◆ **SUPPLIED MATERIAL**:
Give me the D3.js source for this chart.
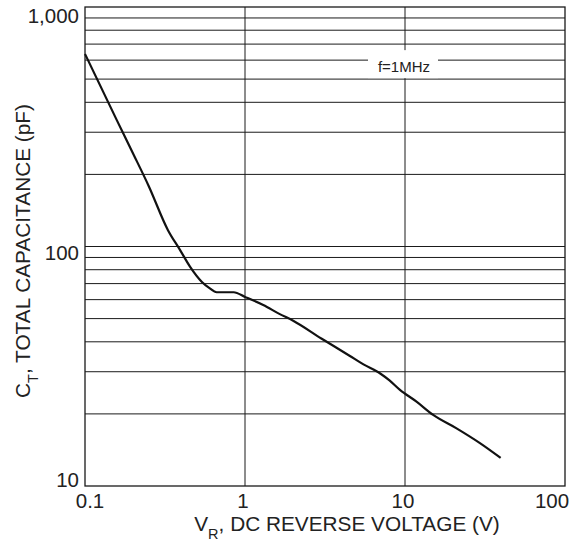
<!DOCTYPE html>
<html>
<head>
<meta charset="utf-8">
<script src="https://cdn.jsdelivr.net/npm/d3@7"></script>
<style>
  html, body { margin: 0; padding: 0; background: #fff; }
  svg { display: block; font-family: "Liberation Sans", Arial, Helvetica, sans-serif; }
</style>
</head>
<body>
<svg id="chart" width="587" height="544"></svg>
<script>
// ---- data ----
const voltage = [0.1, 0.158, 0.2, 0.25, 0.33, 0.393, 0.453, 0.536, 0.6, 0.665, 0.85, 1.0, 1.3, 1.65, 2.0, 3.0, 4.5, 5.5, 7.0, 8.0, 9.3, 11.8, 15, 21, 29.4, 39.6];
const capacitance = [637, 337, 244, 179, 117, 96.6, 82.4, 71.3, 67, 64.4, 64.4, 61.6, 57, 52.2, 49, 41.3, 35, 32.2, 29.5, 27.6, 25.2, 22.5, 19.8, 17.4, 15.1, 13.1];
const xTicks = [0.1, 1, 10, 100];
const xTickLabels = ["0.1", "1", "10", "100"];
const yTicks = [10, 100, 1000];
const yTickLabels = ["10", "100", "1,000"];
const yGrid = [20, 30, 40, 50, 60, 70, 80, 90, 100, 200, 300, 400, 500, 600, 700, 800, 900];
const xGrid = [1, 10];
const annotation = { text: "f=1MHz", v: 10, c: 600 };

// ---- layout ----
const svg = d3.select("#chart");
const pL = 85, pR = 565, pT = 7, pB = 486;
const x = d3.scaleLog().domain([0.1, 100]).range([pL, pR]);
const y = d3.scaleLog().domain([10, 1000]).range([pB, pT]);
const ink = "#1a1a1a";

// horizontal grid
svg.append("g").selectAll("line").data(yGrid).join("line")
  .attr("x1", pL).attr("x2", pR)
  .attr("y1", d => y(d)).attr("y2", d => y(d))
  .attr("stroke", ink).attr("stroke-width", 1);

// vertical grid
svg.append("g").selectAll("line").data(xGrid).join("line")
  .attr("y1", pT).attr("y2", pB)
  .attr("x1", d => x(d)).attr("x2", d => x(d))
  .attr("stroke", ink).attr("stroke-width", 1);

// annotation with white backing
const ax = x(annotation.v), ay = y(annotation.c);
svg.append("rect").attr("x", ax - 37).attr("y", ay - 10).attr("width", 70).attr("height", 28).attr("fill", "#fff");
svg.append("text").attr("x", ax - 1).attr("y", ay + 12)
  .attr("text-anchor", "middle").attr("font-size", 15).attr("fill", "#222")
  .text(annotation.text);

// frame
svg.append("rect").attr("x", pL).attr("y", pT).attr("width", pR - pL).attr("height", pB - pT)
  .attr("fill", "none").attr("stroke", ink).attr("stroke-width", 1.3);

// curve
const line = d3.line().x((d, i) => x(voltage[i])).y((d, i) => y(capacitance[i])).curve(d3.curveMonotoneX);
svg.append("path").datum(voltage).attr("d", line)
  .attr("fill", "none").attr("stroke", "#111").attr("stroke-width", 2.2).attr("stroke-linejoin", "round");

// x tick labels
const xDx = {"0.1": 5, "1": -2, "10": -2, "100": -13};
svg.append("g").selectAll("text").data(xTicks).join("text")
  .attr("x", (d, i) => x(d) + xDx[xTickLabels[i]])
  .attr("y", 508)
  .attr("text-anchor", "middle").attr("font-size", 20.5).attr("fill", "#222")
  .text((d, i) => xTickLabels[i]);

// y tick labels
const yDy = {"10": 1, "100": 13, "1,000": 16};
svg.append("g").selectAll("text").data(yTicks).join("text")
  .attr("x", 79)
  .attr("y", (d, i) => y(d) + yDy[yTickLabels[i]])
  .attr("text-anchor", "end").attr("font-size", 20.5).attr("fill", "#222")
  .text((d, i) => yTickLabels[i]);

// x title
const xt = svg.append("text").attr("x", 347).attr("y", 531)
  .attr("text-anchor", "middle").attr("font-size", 20.8).attr("fill", "#222");
xt.append("tspan").text("V");
xt.append("tspan").attr("font-size", 14.5).attr("dy", 8).text("R");
xt.append("tspan").attr("dy", -8).text(", DC REVERSE VOLTAGE (V)");

// y title
const yt = svg.append("text").attr("transform", "translate(30,251) rotate(-90)")
  .attr("text-anchor", "middle").attr("font-size", 20.8).attr("fill", "#222");
yt.append("tspan").text("C");
yt.append("tspan").attr("font-size", 14.5).attr("dy", 8).text("T");
yt.append("tspan").attr("dy", -8).text(", TOTAL CAPACITANCE (pF)");
</script>
</body>
</html>
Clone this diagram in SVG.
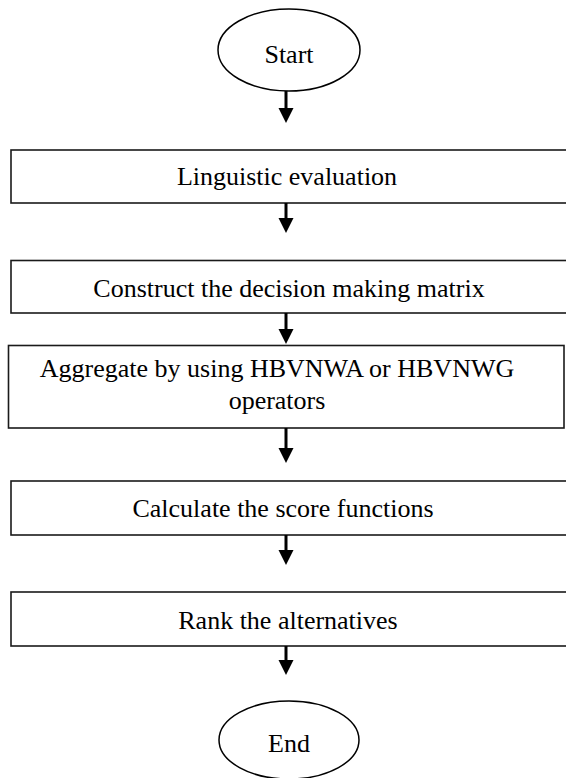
<svg xmlns="http://www.w3.org/2000/svg" width="566" height="778" viewBox="0 0 566 778">
<style>
.box{fill:#fff;stroke:#1a1a1a;stroke-width:1.6}
.term{fill:#fff;stroke:#000;stroke-width:1.5}
.lbl{font-family:"Liberation Serif","Times New Roman",serif;font-size:26px;fill:#000;text-anchor:middle}
.arr{stroke:#000;stroke-width:3;fill:none;marker-end:url(#ah)}
</style>
<defs>
<marker id="ah" markerUnits="userSpaceOnUse" markerWidth="16" markerHeight="16" refX="1" refY="7.5" orient="auto" viewBox="0 0 16 15">
<path d="M0,0 L15,7.5 L0,15 Z" fill="#000"/>
</marker>
</defs>
<rect width="566" height="778" fill="#fff"/>
<g id="start">
<ellipse class="term" cx="289" cy="50" rx="71" ry="41"/>
<text class="lbl" x="289" y="63">Start</text>
</g>
<g id="linguistic">
<rect class="box" x="11" y="150" width="580" height="53"/>
<text class="lbl" x="287" y="185">Linguistic evaluation</text>
</g>
<g id="construct">
<rect class="box" x="11" y="260.5" width="580" height="52.5"/>
<text class="lbl" x="289" y="297">Construct the decision making matrix</text>
</g>
<g id="aggregate">
<rect class="box" x="8.5" y="345.5" width="555.5" height="82.5"/>
<text class="lbl" x="277" y="377">Aggregate by using HBVNWA or HBVNWG</text>
<text class="lbl" x="277" y="409">operators</text>
</g>
<g id="calculate">
<rect class="box" x="11" y="481" width="580" height="54"/>
<text class="lbl" x="283" y="517">Calculate the score functions</text>
</g>
<g id="rank">
<rect class="box" x="11" y="592" width="580" height="54"/>
<text class="lbl" x="288" y="629">Rank the alternatives</text>
</g>
<g id="end">
<ellipse class="term" cx="289" cy="740" rx="70" ry="39"/>
<text class="lbl" x="289" y="752">End</text>
</g>
<g id="connectors">
<line class="arr" x1="286" y1="91" x2="286" y2="109"/>
<line class="arr" x1="286" y1="203" x2="286" y2="219"/>
<line class="arr" x1="286" y1="313" x2="286" y2="330"/>
<line class="arr" x1="286" y1="428" x2="286" y2="449"/>
<line class="arr" x1="286" y1="535" x2="286" y2="551"/>
<line class="arr" x1="286" y1="646" x2="286" y2="661"/>
</g>
</svg>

◆ **TASK INSTRUCTIONS**: Repeat exactly and only the lines from the start of the data above through the line that holds "v: 10, c: 600", inclusive. Pictures do not belong in the copy.

◆ **TASK ANSWER**:
Give me the D3.js source for this chart.
<!DOCTYPE html>
<html>
<head>
<meta charset="utf-8">
<script src="https://cdn.jsdelivr.net/npm/d3@7"></script>
<style>
  html, body { margin: 0; padding: 0; background: #fff; }
  svg { display: block; font-family: "Liberation Sans", Arial, Helvetica, sans-serif; }
</style>
</head>
<body>
<svg id="chart" width="587" height="544"></svg>
<script>
// ---- data ----
const voltage = [0.1, 0.158, 0.2, 0.25, 0.33, 0.393, 0.453, 0.536, 0.6, 0.665, 0.85, 1.0, 1.3, 1.65, 2.0, 3.0, 4.5, 5.5, 7.0, 8.0, 9.3, 11.8, 15, 21, 29.4, 39.6];
const capacitance = [637, 337, 244, 179, 117, 96.6, 82.4, 71.3, 67, 64.4, 64.4, 61.6, 57, 52.2, 49, 41.3, 35, 32.2, 29.5, 27.6, 25.2, 22.5, 19.8, 17.4, 15.1, 13.1];
const xTicks = [0.1, 1, 10, 100];
const xTickLabels = ["0.1", "1", "10", "100"];
const yTicks = [10, 100, 1000];
const yTickLabels = ["10", "100", "1,000"];
const yGrid = [20, 30, 40, 50, 60, 70, 80, 90, 100, 200, 300, 400, 500, 600, 700, 800, 900];
const xGrid = [1, 10];
const annotation = { text: "f=1MHz", v: 10, c: 600 };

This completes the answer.